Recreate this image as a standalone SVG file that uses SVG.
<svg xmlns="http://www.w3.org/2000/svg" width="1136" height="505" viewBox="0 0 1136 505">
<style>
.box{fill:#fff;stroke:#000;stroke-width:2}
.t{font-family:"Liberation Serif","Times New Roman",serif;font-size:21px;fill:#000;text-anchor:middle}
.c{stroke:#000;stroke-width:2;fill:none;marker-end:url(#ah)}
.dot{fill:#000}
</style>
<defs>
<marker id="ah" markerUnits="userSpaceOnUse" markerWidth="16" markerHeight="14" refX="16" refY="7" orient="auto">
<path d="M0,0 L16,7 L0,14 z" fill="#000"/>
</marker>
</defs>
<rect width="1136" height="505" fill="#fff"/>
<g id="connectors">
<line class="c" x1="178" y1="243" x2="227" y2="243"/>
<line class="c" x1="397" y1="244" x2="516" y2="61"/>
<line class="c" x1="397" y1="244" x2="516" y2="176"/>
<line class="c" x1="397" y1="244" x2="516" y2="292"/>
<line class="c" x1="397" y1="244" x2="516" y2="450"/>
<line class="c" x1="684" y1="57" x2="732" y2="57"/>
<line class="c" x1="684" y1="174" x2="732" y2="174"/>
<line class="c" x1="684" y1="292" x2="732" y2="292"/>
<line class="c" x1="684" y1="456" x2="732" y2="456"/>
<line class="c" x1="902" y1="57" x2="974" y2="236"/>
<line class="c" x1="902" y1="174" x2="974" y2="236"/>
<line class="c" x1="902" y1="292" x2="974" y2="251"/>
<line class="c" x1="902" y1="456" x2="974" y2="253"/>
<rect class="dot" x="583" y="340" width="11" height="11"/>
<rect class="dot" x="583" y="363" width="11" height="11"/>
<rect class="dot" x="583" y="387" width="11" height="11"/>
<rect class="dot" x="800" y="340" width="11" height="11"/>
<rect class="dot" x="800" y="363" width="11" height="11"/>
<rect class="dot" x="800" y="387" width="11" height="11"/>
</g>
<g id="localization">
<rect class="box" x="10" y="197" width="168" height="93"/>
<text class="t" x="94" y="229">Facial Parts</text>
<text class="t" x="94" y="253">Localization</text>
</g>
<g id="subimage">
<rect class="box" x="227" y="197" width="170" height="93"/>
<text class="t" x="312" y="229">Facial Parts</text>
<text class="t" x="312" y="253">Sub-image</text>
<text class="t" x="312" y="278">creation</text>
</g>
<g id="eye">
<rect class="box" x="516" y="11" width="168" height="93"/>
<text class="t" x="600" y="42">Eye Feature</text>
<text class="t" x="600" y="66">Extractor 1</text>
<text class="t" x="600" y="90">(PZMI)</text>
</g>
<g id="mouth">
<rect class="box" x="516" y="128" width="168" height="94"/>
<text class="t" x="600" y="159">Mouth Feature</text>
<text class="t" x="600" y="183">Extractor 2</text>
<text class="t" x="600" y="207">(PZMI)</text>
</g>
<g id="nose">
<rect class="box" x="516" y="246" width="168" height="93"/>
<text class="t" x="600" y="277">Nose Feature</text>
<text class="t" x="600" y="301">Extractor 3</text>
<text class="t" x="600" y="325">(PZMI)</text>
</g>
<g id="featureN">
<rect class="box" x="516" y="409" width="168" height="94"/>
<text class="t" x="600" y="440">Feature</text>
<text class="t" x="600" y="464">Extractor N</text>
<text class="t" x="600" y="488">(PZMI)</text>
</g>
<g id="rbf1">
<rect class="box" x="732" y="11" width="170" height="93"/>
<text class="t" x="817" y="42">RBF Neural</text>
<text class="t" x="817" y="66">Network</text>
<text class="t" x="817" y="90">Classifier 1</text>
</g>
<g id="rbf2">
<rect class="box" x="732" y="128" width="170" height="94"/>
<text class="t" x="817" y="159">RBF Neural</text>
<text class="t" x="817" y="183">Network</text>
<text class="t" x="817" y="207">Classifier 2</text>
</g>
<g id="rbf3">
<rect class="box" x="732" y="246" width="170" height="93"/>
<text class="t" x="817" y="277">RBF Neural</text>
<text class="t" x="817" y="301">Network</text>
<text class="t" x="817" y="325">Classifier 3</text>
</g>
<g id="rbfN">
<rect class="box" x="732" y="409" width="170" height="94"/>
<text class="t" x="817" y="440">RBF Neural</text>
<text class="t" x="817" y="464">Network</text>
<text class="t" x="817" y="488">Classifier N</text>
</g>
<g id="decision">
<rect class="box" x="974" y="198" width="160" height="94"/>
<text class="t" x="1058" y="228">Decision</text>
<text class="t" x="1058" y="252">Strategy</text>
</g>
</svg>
------------------------------------
▶ [Given exercise] From the listing above, extract every line exactly as it stands.

▶ [Final answer]
Recreate this image as a standalone SVG file that uses SVG.
<svg xmlns="http://www.w3.org/2000/svg" width="1136" height="505" viewBox="0 0 1136 505">
<style>
.box{fill:#fff;stroke:#000;stroke-width:2}
.t{font-family:"Liberation Serif","Times New Roman",serif;font-size:21px;fill:#000;text-anchor:middle}
.c{stroke:#000;stroke-width:2;fill:none;marker-end:url(#ah)}
.dot{fill:#000}
</style>
<defs>
<marker id="ah" markerUnits="userSpaceOnUse" markerWidth="16" markerHeight="14" refX="16" refY="7" orient="auto">
<path d="M0,0 L16,7 L0,14 z" fill="#000"/>
</marker>
</defs>
<rect width="1136" height="505" fill="#fff"/>
<g id="connectors">
<line class="c" x1="178" y1="243" x2="227" y2="243"/>
<line class="c" x1="397" y1="244" x2="516" y2="61"/>
<line class="c" x1="397" y1="244" x2="516" y2="176"/>
<line class="c" x1="397" y1="244" x2="516" y2="292"/>
<line class="c" x1="397" y1="244" x2="516" y2="450"/>
<line class="c" x1="684" y1="57" x2="732" y2="57"/>
<line class="c" x1="684" y1="174" x2="732" y2="174"/>
<line class="c" x1="684" y1="292" x2="732" y2="292"/>
<line class="c" x1="684" y1="456" x2="732" y2="456"/>
<line class="c" x1="902" y1="57" x2="974" y2="236"/>
<line class="c" x1="902" y1="174" x2="974" y2="236"/>
<line class="c" x1="902" y1="292" x2="974" y2="251"/>
<line class="c" x1="902" y1="456" x2="974" y2="253"/>
<rect class="dot" x="583" y="340" width="11" height="11"/>
<rect class="dot" x="583" y="363" width="11" height="11"/>
<rect class="dot" x="583" y="387" width="11" height="11"/>
<rect class="dot" x="800" y="340" width="11" height="11"/>
<rect class="dot" x="800" y="363" width="11" height="11"/>
<rect class="dot" x="800" y="387" width="11" height="11"/>
</g>
<g id="localization">
<rect class="box" x="10" y="197" width="168" height="93"/>
<text class="t" x="94" y="229">Facial Parts</text>
<text class="t" x="94" y="253">Localization</text>
</g>
<g id="subimage">
<rect class="box" x="227" y="197" width="170" height="93"/>
<text class="t" x="312" y="229">Facial Parts</text>
<text class="t" x="312" y="253">Sub-image</text>
<text class="t" x="312" y="278">creation</text>
</g>
<g id="eye">
<rect class="box" x="516" y="11" width="168" height="93"/>
<text class="t" x="600" y="42">Eye Feature</text>
<text class="t" x="600" y="66">Extractor 1</text>
<text class="t" x="600" y="90">(PZMI)</text>
</g>
<g id="mouth">
<rect class="box" x="516" y="128" width="168" height="94"/>
<text class="t" x="600" y="159">Mouth Feature</text>
<text class="t" x="600" y="183">Extractor 2</text>
<text class="t" x="600" y="207">(PZMI)</text>
</g>
<g id="nose">
<rect class="box" x="516" y="246" width="168" height="93"/>
<text class="t" x="600" y="277">Nose Feature</text>
<text class="t" x="600" y="301">Extractor 3</text>
<text class="t" x="600" y="325">(PZMI)</text>
</g>
<g id="featureN">
<rect class="box" x="516" y="409" width="168" height="94"/>
<text class="t" x="600" y="440">Feature</text>
<text class="t" x="600" y="464">Extractor N</text>
<text class="t" x="600" y="488">(PZMI)</text>
</g>
<g id="rbf1">
<rect class="box" x="732" y="11" width="170" height="93"/>
<text class="t" x="817" y="42">RBF Neural</text>
<text class="t" x="817" y="66">Network</text>
<text class="t" x="817" y="90">Classifier 1</text>
</g>
<g id="rbf2">
<rect class="box" x="732" y="128" width="170" height="94"/>
<text class="t" x="817" y="159">RBF Neural</text>
<text class="t" x="817" y="183">Network</text>
<text class="t" x="817" y="207">Classifier 2</text>
</g>
<g id="rbf3">
<rect class="box" x="732" y="246" width="170" height="93"/>
<text class="t" x="817" y="277">RBF Neural</text>
<text class="t" x="817" y="301">Network</text>
<text class="t" x="817" y="325">Classifier 3</text>
</g>
<g id="rbfN">
<rect class="box" x="732" y="409" width="170" height="94"/>
<text class="t" x="817" y="440">RBF Neural</text>
<text class="t" x="817" y="464">Network</text>
<text class="t" x="817" y="488">Classifier N</text>
</g>
<g id="decision">
<rect class="box" x="974" y="198" width="160" height="94"/>
<text class="t" x="1058" y="228">Decision</text>
<text class="t" x="1058" y="252">Strategy</text>
</g>
</svg>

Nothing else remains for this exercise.